Mike Metzger in his Clapham Commentary (free subscription required) pens a fine short essay on the last virtue left in America - the virtue of openness or tolerance.
Metzger borrows from Allan Bloom's classic 1987 book, The Closing of the American Mind, to make the point that openness as ity is practised in today's culture is really not a virtue at all but a vice. He writes:
Bloom was pointing out "there are two kinds of openness, the openness of indifference... and the openness that invites us to the quest for knowledge." The first type of openness is what Bloom claimed prevails to this day in American education. "It is open to all kinds of men, all kinds of life-styles, all ideologies. There is no enemy other than the man who is not open to everything."
Metzger goes on to say that:
...religion is relegated to the territory of taste - like a preference for a particular kind of pizza. Religion then becomes a mindless exercise "about other nations or cultures and a few social science formulas. None of this means much" to students. If one person prefers veggie pizza and another pepperoni, why fight over it? Islam, Christianity, Judaism, Hezbollah... what's the big deal? We're clueless because we equate piety with pizza - beliefs and preferences not worth dying over.
In other words, religious beliefs aren't exactly true, or if they are we could never know such a thing, they're simply preferences with which people feel comfortable. Just as people exercise brand loyalty in their shopping or in their political party affiliation, they exercise a loyalty to religions which resonate with their view of the world.
Metzger adds that,
...according to Bloom, ..."what is advertised as a great openness is a great closing." Our mental gears have been stripped so that we can no longer distinguish between evil, good, better, and best. We're left with a vague "awareness that there are many cultures, accompanied by a saccharine moral drawn from that awareness: We should all get along." We see this in the continuing hesitancy among students to condemn the atrocities of Hitler, Mao, Stalin, or Saddam Hussein because that would appear "judgmental." .... If we believed religion was in the realm of knowledge, we'd have no hesitancy attempting to delineate between good and evil. Bloom chides us: "Openness used to be the virtue that permitted us to seek the good by using reason. It now means accepting everything and denying reason's power."

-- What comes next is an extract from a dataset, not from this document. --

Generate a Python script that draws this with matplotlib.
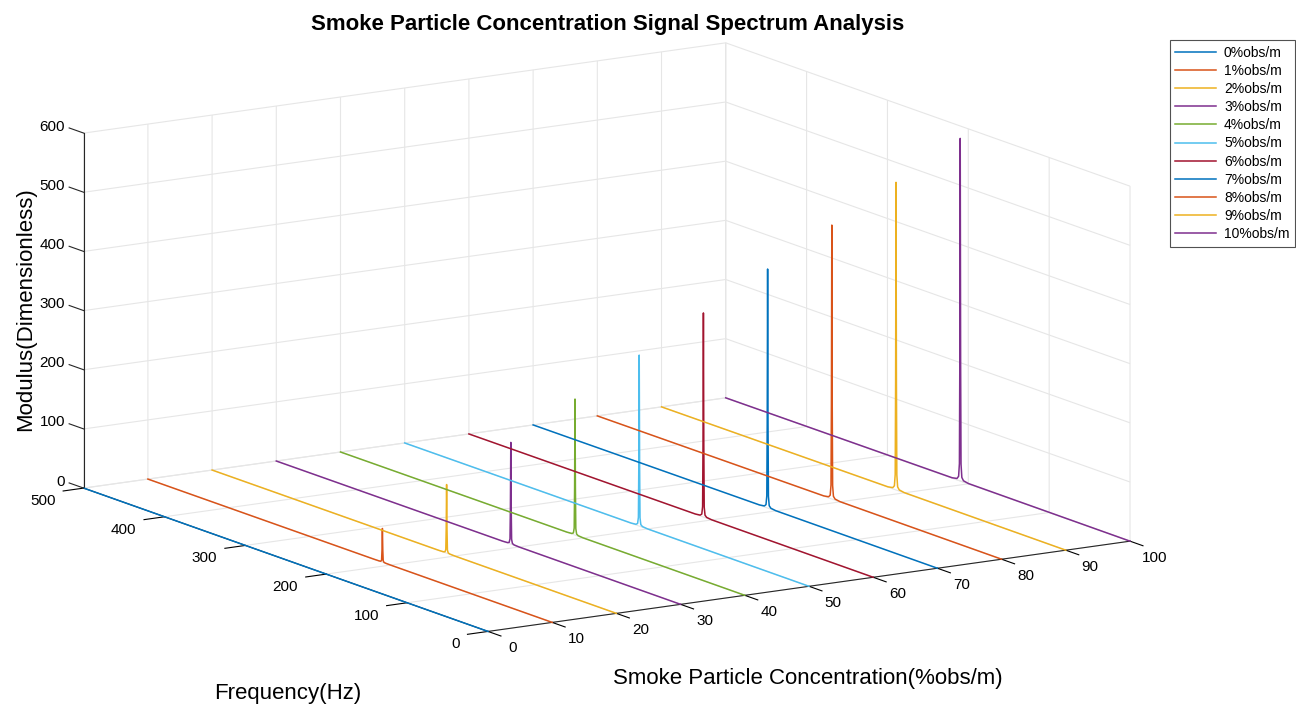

He might have added that one way in which this openness is manifesting itself in today's news is the moral equivalency that people tend to draw between contending forces in the global struggle against terror. Israel, for example, is said by some to be just as bad as its enemies. Israel has killed civilians and caused terrible hardships for the Palestinian people, thus, even though suicide bombings are wrong, they're understandable. This sort of equivalence acts as a salve to the intellect as it enables the individual to feel righteous without having to do any difficult thinking or read any history. To place on the same moral plane people who in acts of self-defense build walls to keep killers out, and in trying to eliminate the killers accidentally harm bystanders, with those who deliberately premeditate the murder of school children on a bus by strapping bombs to other children who are sometimes unaware of the full consequences of what they're doing, is intellectually and morally otiose.
We need to recover the conviction that there is good, there is evil, and there are mixtures of the two. Those who deliberately slaughter innocents in order to achieve power, or to spread their version of religious truth throughout the world are doing evil. Those who seek to make life better for all people are doing good. We need to recover a knowledge of the difference, but we'll never recover that knowledge until we recover a belief in truth and get rid of the oppressive burden of an "openness" that manifests itself as an indifference to truth.